European Union foreign policy chief Mogherini says PM, Abbas agreed to new report on reinvigorating two-state process

Prime Minister Benjamin Netanyahu meets with EU foreign policy chief Federica Mogherini at the World Economic Forum in Davos, Switzerland, January 21, 2016. (Haim Zach/GPO)
Prime Minister Benjamin Netanyahu meets with EU foreign policy chief Federica Mogherini at the World Economic Forum in Davos, Switzerland, January 21, 2016. (Haim Zach/GPO)

 

Prime Minister Benjamin Netanyahu denied on Saturday that Israel had been consulted about reported plans for a European Union-led report that would recommend steps to reach a two-state peace agreement between Israel and the Palestinians.

The report would be carried out by the Middle East Quartet, including the US, Russia, the EU and the United Nations, according to a Saturday announcement on the official blog of EU foreign policy chief Federica Mogherini.

“I gathered the Middle East Quartet in Munich yesterday – John Kerry for the US, Sergei Lavrov for Russia, Jan Eliasson representing Ban Ki-moon of the United Nations,” Mogherini wrote.

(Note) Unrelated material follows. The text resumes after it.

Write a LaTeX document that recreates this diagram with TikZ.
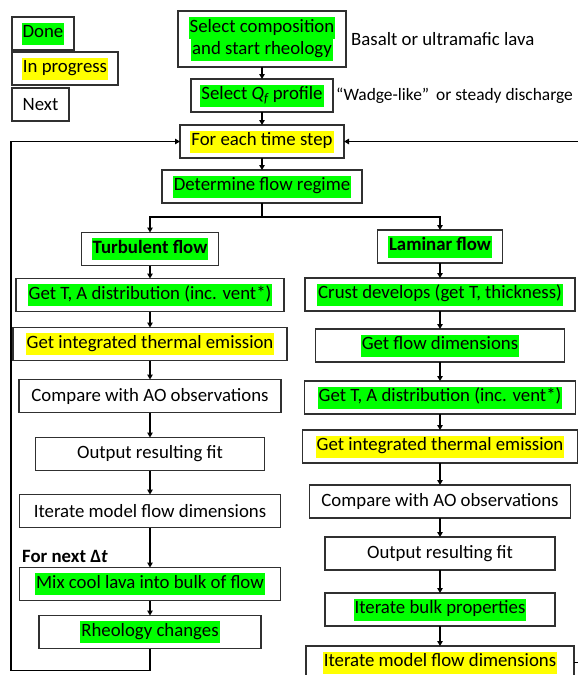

“As crises around us multiply we cannot forget the need and the urgency to help build a solution for the conflict between the Israelis and the Palestinians. We have decided to immediately work together on a report, which will include recommendations for relaunching the two-State perspective. We will do this in coordination with the UN Security Council and with the main regional actors: Jordan, Egypt, Saudi Arabia – on the basis of the Arab Peace Initiative.”

Mogherini added that the new initiative would be done “in strong coordination with the parties. This is why yesterday I called Benjamin Netanyahu and Mahmoud Abbas, who assured to me their willingness to engage in this new process.”

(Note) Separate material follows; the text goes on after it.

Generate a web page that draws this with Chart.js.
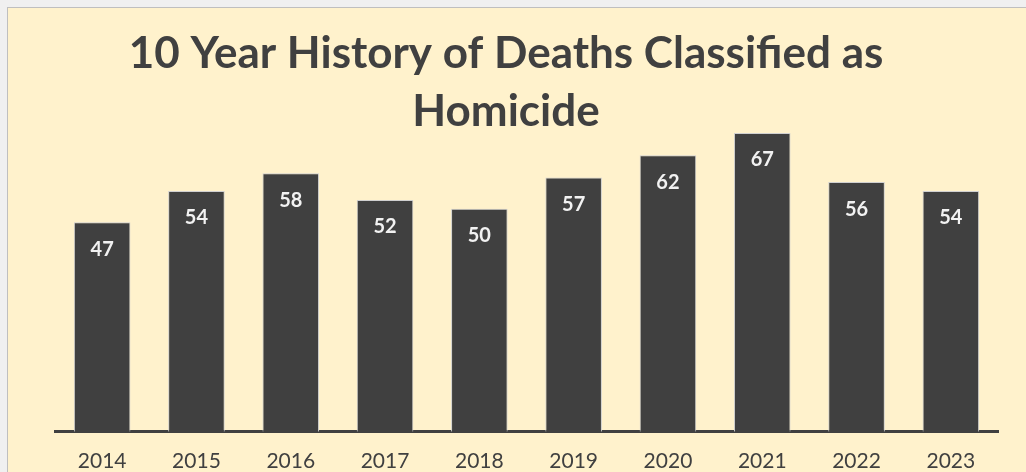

But late Saturday, the Prime Minister’s Office denied Netanyahu had agreed to the initiative, telling Channel 10 that Netanyahu had never agreed to such a move.

“Netanyahu and Mogherini never spoke about such a report,” officials maintained.

EU-Israel relations have only just begun to recover from a crisis over the union’s guidelines to member countries calling on them to label goods produced in West Bank settlements or on the Golan Heights.

On Friday, Israeli Foreign Ministry spokesman Emmanuel Nahshon said the sides had “overcome the crisis” after Netanyahu and Mogherini spoke that day.

Israel’s relations with the European Union are “close and friendly” again, he said.

While the labeling directive is not expected to change, Nahshon said Israel had received assurances that the move “is not a political step to determine future borders or to boycott Israel.”

Nahshon told journalists that Mogherini told Netanyahu that the November decision to label settlements goods “does not prejudge the outcome” of the conflict.

“The conversation resolved the tensions and we are, Israel and the EU, back to good and close relations,” Nahshon wrote in an English-language comment on social media.

Netanyahu and Mogherini “agreed that relations between the two sides should be conducted in an atmosphere of confidence and mutual respect… that will assist in advancing the Middle East peace process,” Nahshon said.

The EU announced last November it was instructing member states to begin labeling products manufactured by Israeli-owned companies in the West Bank, East Jerusalem and the Golan Heights as made in those areas rather than “Made in Israel.”

Slamming the move as discriminatory, Netanyahu in response ordered government agencies to exclude the EU from any Israeli-Palestinian engagement or negotiations efforts.

During her Friday conversation with Netanyahu, Mogherini reportedly underscored her opposition to boycott, divestment and sanctions (BDS) efforts to isolate Israel, and said the EU’s new labeling guidelines should not be interpreted as such.

Mogherini reiterated the EU’s commitment to the two-state solution, and said any final status issues, including borders, should be settled in direct negotiations between Israeli and Palestinian negotiators.

The top EU diplomat also expressed the bloc’s solidarity with Israel over the current wave of Palestinian terror attacks targeting Israelis.